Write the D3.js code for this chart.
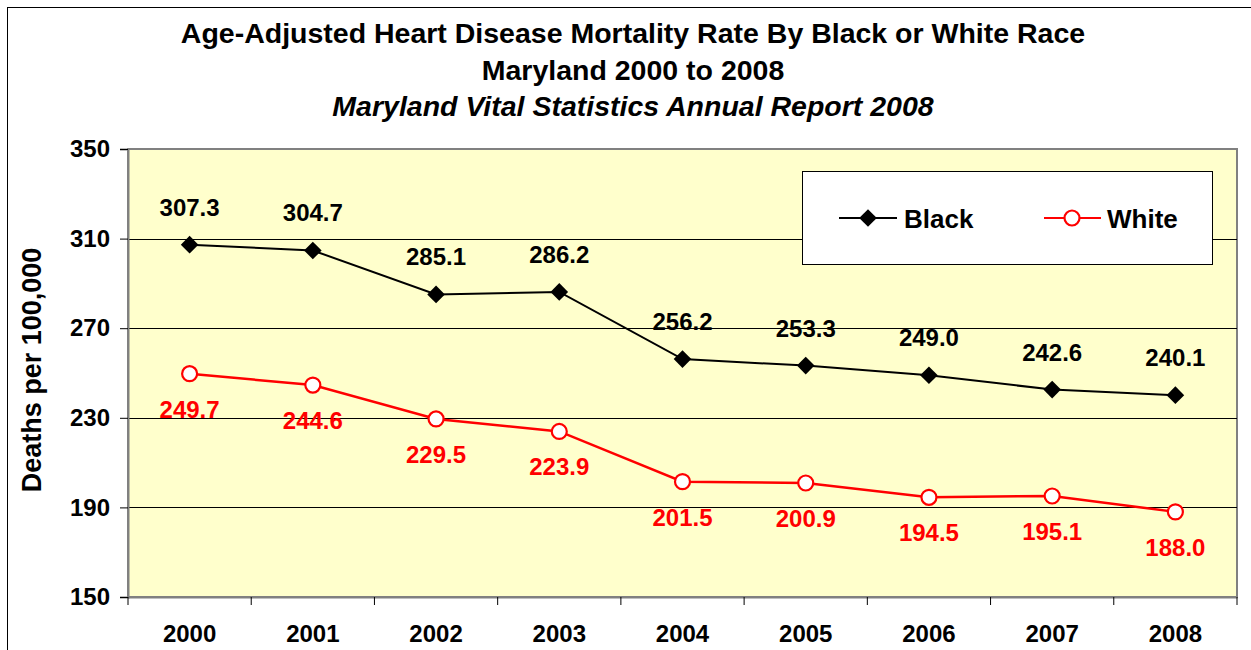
<!DOCTYPE html>
<html><head><meta charset="utf-8">
<script src="https://cdn.jsdelivr.net/npm/d3@7"></script>
<style>body{margin:0;background:#fff}svg{display:block}text{font-family:"Liberation Sans",Arial,sans-serif;font-weight:bold}</style>
</head><body>
<script>
const years = ["2000","2001","2002","2003","2004","2005","2006","2007","2008"];
const blackValues = [307.3, 304.7, 285.1, 286.2, 256.2, 253.3, 249.0, 242.6, 240.1];
const whiteValues = [249.7, 244.6, 229.5, 223.9, 201.5, 200.9, 194.5, 195.1, 188.0];
const yTicks = [150, 190, 230, 270, 310, 350];
const titleLines = ["Age-Adjusted Heart Disease Mortality Rate By Black or White Race", "Maryland 2000 to 2008", "Maryland Vital Statistics Annual Report 2008"];

const W = 1251, H = 650;
const m = {left:128, right:1237, top:149, bottom:597};
const svg = d3.select("body").append("svg").attr("width", W).attr("height", H);

// outer frame
svg.append("rect").attr("x",7.5).attr("y",7.5).attr("width",W+10).attr("height",H+10)
  .attr("fill","#fff").attr("stroke","#000").attr("stroke-width",1);

const x = d3.scaleBand().domain(years).range([m.left, m.right]);
const y = d3.scaleLinear().domain([150, 350]).range([m.bottom, m.top]);

// plot area
svg.append("rect").attr("x",m.left).attr("y",m.top).attr("width",m.right-m.left).attr("height",m.bottom-m.top)
  .attr("fill","#FFFFCC").attr("stroke","#808080").attr("stroke-width",2);

// gridlines
svg.append("g").selectAll("line").data(yTicks.filter(t => t>150 && t<350)).join("line")
  .attr("x1",m.left).attr("x2",m.right).attr("y1",d=>Math.round(y(d))+0.5).attr("y2",d=>Math.round(y(d))+0.5)
  .attr("stroke","#000").attr("stroke-width",1);

// y axis
const yAxis = svg.append("g").attr("transform",`translate(${m.left},0)`)
  .call(d3.axisLeft(y).tickValues(yTicks).tickSize(8).tickPadding(10));
yAxis.select(".domain").attr("stroke","#808080").attr("stroke-width",2);
yAxis.selectAll(".tick line").attr("stroke","#000");
yAxis.selectAll("text").attr("font-size",24).attr("fill","#000").attr("font-family","Liberation Sans, Arial").attr("font-weight","bold");

// x axis
const xAxis = svg.append("g").attr("transform",`translate(0,${m.bottom})`)
  .call(d3.axisBottom(x).tickSize(0).tickPadding(28));
xAxis.select(".domain").attr("stroke","#808080").attr("stroke-width",2);
xAxis.selectAll("text").attr("font-size",24).attr("fill","#000").attr("font-family","Liberation Sans, Arial").attr("font-weight","bold");
// boundary ticks
const bounds = years.map(d => x(d)).concat([m.right]);
svg.append("g").selectAll("line").data(bounds).join("line")
  .attr("x1",d=>d).attr("x2",d=>d).attr("y1",m.bottom).attr("y2",m.bottom+8)
  .attr("stroke","#000").attr("stroke-width",1);

const cx = d => x(d) + x.bandwidth()/2;

// lines
const line = d3.line().x((d,i)=>cx(years[i])).y(d=>y(d));
svg.append("path").datum(blackValues).attr("d",line).attr("fill","none").attr("stroke","#000").attr("stroke-width",2);
svg.append("path").datum(whiteValues).attr("d",line).attr("fill","none").attr("stroke","#FF0000").attr("stroke-width",2.5);

// markers
const diamond = d3.symbol().type(d3.symbolSquare).size(155);
svg.append("g").selectAll("path").data(blackValues).join("path")
  .attr("d", diamond())
  .attr("transform",(d,i)=>`translate(${cx(years[i])},${y(d)}) rotate(45)`)
  .attr("fill","#000");
svg.append("g").selectAll("circle").data(whiteValues).join("circle")
  .attr("cx",(d,i)=>cx(years[i])).attr("cy",d=>y(d)).attr("r",7.5)
  .attr("fill","#fff").attr("stroke","#FF0000").attr("stroke-width",2.2);

// data labels
svg.append("g").selectAll("text").data(blackValues).join("text")
  .attr("x",(d,i)=>cx(years[i])).attr("y",d=>y(d)-29)
  .attr("text-anchor","middle").attr("font-size",24).attr("fill","#000")
  .text(d=>d.toFixed(1));
svg.append("g").selectAll("text").data(whiteValues).join("text")
  .attr("x",(d,i)=>cx(years[i])).attr("y",d=>y(d)+44)
  .attr("text-anchor","middle").attr("font-size",24).attr("fill","#FF0000")
  .text(d=>d.toFixed(1));

// titles
svg.append("text").attr("x",633).attr("y",43).attr("text-anchor","middle").attr("font-size",28.5).text(titleLines[0]);
svg.append("text").attr("x",633).attr("y",80).attr("text-anchor","middle").attr("font-size",28.5).text(titleLines[1]);
svg.append("text").attr("x",633).attr("y",116).attr("text-anchor","middle").attr("font-size",28.5).attr("font-style","italic").text(titleLines[2]);

// y label
svg.append("text").attr("transform","translate(41,370) rotate(-90)").attr("text-anchor","middle")
  .attr("font-size",27).text("Deaths per 100,000");

// legend
const lg = svg.append("g");
lg.append("rect").attr("x",802.5).attr("y",171.5).attr("width",410).attr("height",93)
  .attr("fill","#fff").attr("stroke","#000").attr("stroke-width",1);
const ly = 218;
lg.append("line").attr("x1",839).attr("x2",897).attr("y1",ly).attr("y2",ly).attr("stroke","#000").attr("stroke-width",2);
lg.append("path").attr("d",diamond()).attr("transform",`translate(868,${ly}) rotate(45)`).attr("fill","#000");
lg.append("text").attr("x",904).attr("y",ly+10).attr("font-size",26).text("Black");
lg.append("line").attr("x1",1044).attr("x2",1101).attr("y1",ly).attr("y2",ly).attr("stroke","#FF0000").attr("stroke-width",2);
lg.append("circle").attr("cx",1072).attr("cy",ly).attr("r",7.5).attr("fill","#fff").attr("stroke","#FF0000").attr("stroke-width",2.2);
lg.append("text").attr("x",1107).attr("y",ly+10).attr("font-size",26).text("White");
</script>
</body></html>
○ ○ ○
§ **Task statement**: Retype everything in the material word for word, minus pictures.

§ **Reply**:
Write the D3.js code for this chart.
<!DOCTYPE html>
<html><head><meta charset="utf-8">
<script src="https://cdn.jsdelivr.net/npm/d3@7"></script>
<style>body{margin:0;background:#fff}svg{display:block}text{font-family:"Liberation Sans",Arial,sans-serif;font-weight:bold}</style>
</head><body>
<script>
const years = ["2000","2001","2002","2003","2004","2005","2006","2007","2008"];
const blackValues = [307.3, 304.7, 285.1, 286.2, 256.2, 253.3, 249.0, 242.6, 240.1];
const whiteValues = [249.7, 244.6, 229.5, 223.9, 201.5, 200.9, 194.5, 195.1, 188.0];
const yTicks = [150, 190, 230, 270, 310, 350];
const titleLines = ["Age-Adjusted Heart Disease Mortality Rate By Black or White Race", "Maryland 2000 to 2008", "Maryland Vital Statistics Annual Report 2008"];

const W = 1251, H = 650;
const m = {left:128, right:1237, top:149, bottom:597};
const svg = d3.select("body").append("svg").attr("width", W).attr("height", H);

// outer frame
svg.append("rect").attr("x",7.5).attr("y",7.5).attr("width",W+10).attr("height",H+10)
  .attr("fill","#fff").attr("stroke","#000").attr("stroke-width",1);

const x = d3.scaleBand().domain(years).range([m.left, m.right]);
const y = d3.scaleLinear().domain([150, 350]).range([m.bottom, m.top]);

// plot area
svg.append("rect").attr("x",m.left).attr("y",m.top).attr("width",m.right-m.left).attr("height",m.bottom-m.top)
  .attr("fill","#FFFFCC").attr("stroke","#808080").attr("stroke-width",2);

// gridlines
svg.append("g").selectAll("line").data(yTicks.filter(t => t>150 && t<350)).join("line")
  .attr("x1",m.left).attr("x2",m.right).attr("y1",d=>Math.round(y(d))+0.5).attr("y2",d=>Math.round(y(d))+0.5)
  .attr("stroke","#000").attr("stroke-width",1);

// y axis
const yAxis = svg.append("g").attr("transform",`translate(${m.left},0)`)
  .call(d3.axisLeft(y).tickValues(yTicks).tickSize(8).tickPadding(10));
yAxis.select(".domain").attr("stroke","#808080").attr("stroke-width",2);
yAxis.selectAll(".tick line").attr("stroke","#000");
yAxis.selectAll("text").attr("font-size",24).attr("fill","#000").attr("font-family","Liberation Sans, Arial").attr("font-weight","bold");

// x axis
const xAxis = svg.append("g").attr("transform",`translate(0,${m.bottom})`)
  .call(d3.axisBottom(x).tickSize(0).tickPadding(28));
xAxis.select(".domain").attr("stroke","#808080").attr("stroke-width",2);
xAxis.selectAll("text").attr("font-size",24).attr("fill","#000").attr("font-family","Liberation Sans, Arial").attr("font-weight","bold");
// boundary ticks
const bounds = years.map(d => x(d)).concat([m.right]);
svg.append("g").selectAll("line").data(bounds).join("line")
  .attr("x1",d=>d).attr("x2",d=>d).attr("y1",m.bottom).attr("y2",m.bottom+8)
  .attr("stroke","#000").attr("stroke-width",1);

const cx = d => x(d) + x.bandwidth()/2;

// lines
const line = d3.line().x((d,i)=>cx(years[i])).y(d=>y(d));
svg.append("path").datum(blackValues).attr("d",line).attr("fill","none").attr("stroke","#000").attr("stroke-width",2);
svg.append("path").datum(whiteValues).attr("d",line).attr("fill","none").attr("stroke","#FF0000").attr("stroke-width",2.5);

// markers
const diamond = d3.symbol().type(d3.symbolSquare).size(155);
svg.append("g").selectAll("path").data(blackValues).join("path")
  .attr("d", diamond())
  .attr("transform",(d,i)=>`translate(${cx(years[i])},${y(d)}) rotate(45)`)
  .attr("fill","#000");
svg.append("g").selectAll("circle").data(whiteValues).join("circle")
  .attr("cx",(d,i)=>cx(years[i])).attr("cy",d=>y(d)).attr("r",7.5)
  .attr("fill","#fff").attr("stroke","#FF0000").attr("stroke-width",2.2);

// data labels
svg.append("g").selectAll("text").data(blackValues).join("text")
  .attr("x",(d,i)=>cx(years[i])).attr("y",d=>y(d)-29)
  .attr("text-anchor","middle").attr("font-size",24).attr("fill","#000")
  .text(d=>d.toFixed(1));
svg.append("g").selectAll("text").data(whiteValues).join("text")
  .attr("x",(d,i)=>cx(years[i])).attr("y",d=>y(d)+44)
  .attr("text-anchor","middle").attr("font-size",24).attr("fill","#FF0000")
  .text(d=>d.toFixed(1));

// titles
svg.append("text").attr("x",633).attr("y",43).attr("text-anchor","middle").attr("font-size",28.5).text(titleLines[0]);
svg.append("text").attr("x",633).attr("y",80).attr("text-anchor","middle").attr("font-size",28.5).text(titleLines[1]);
svg.append("text").attr("x",633).attr("y",116).attr("text-anchor","middle").attr("font-size",28.5).attr("font-style","italic").text(titleLines[2]);

// y label
svg.append("text").attr("transform","translate(41,370) rotate(-90)").attr("text-anchor","middle")
  .attr("font-size",27).text("Deaths per 100,000");

// legend
const lg = svg.append("g");
lg.append("rect").attr("x",802.5).attr("y",171.5).attr("width",410).attr("height",93)
  .attr("fill","#fff").attr("stroke","#000").attr("stroke-width",1);
const ly = 218;
lg.append("line").attr("x1",839).attr("x2",897).attr("y1",ly).attr("y2",ly).attr("stroke","#000").attr("stroke-width",2);
lg.append("path").attr("d",diamond()).attr("transform",`translate(868,${ly}) rotate(45)`).attr("fill","#000");
lg.append("text").attr("x",904).attr("y",ly+10).attr("font-size",26).text("Black");
lg.append("line").attr("x1",1044).attr("x2",1101).attr("y1",ly).attr("y2",ly).attr("stroke","#FF0000").attr("stroke-width",2);
lg.append("circle").attr("cx",1072).attr("cy",ly).attr("r",7.5).attr("fill","#fff").attr("stroke","#FF0000").attr("stroke-width",2.2);
lg.append("text").attr("x",1107).attr("y",ly+10).attr("font-size",26).text("White");
</script>
</body></html>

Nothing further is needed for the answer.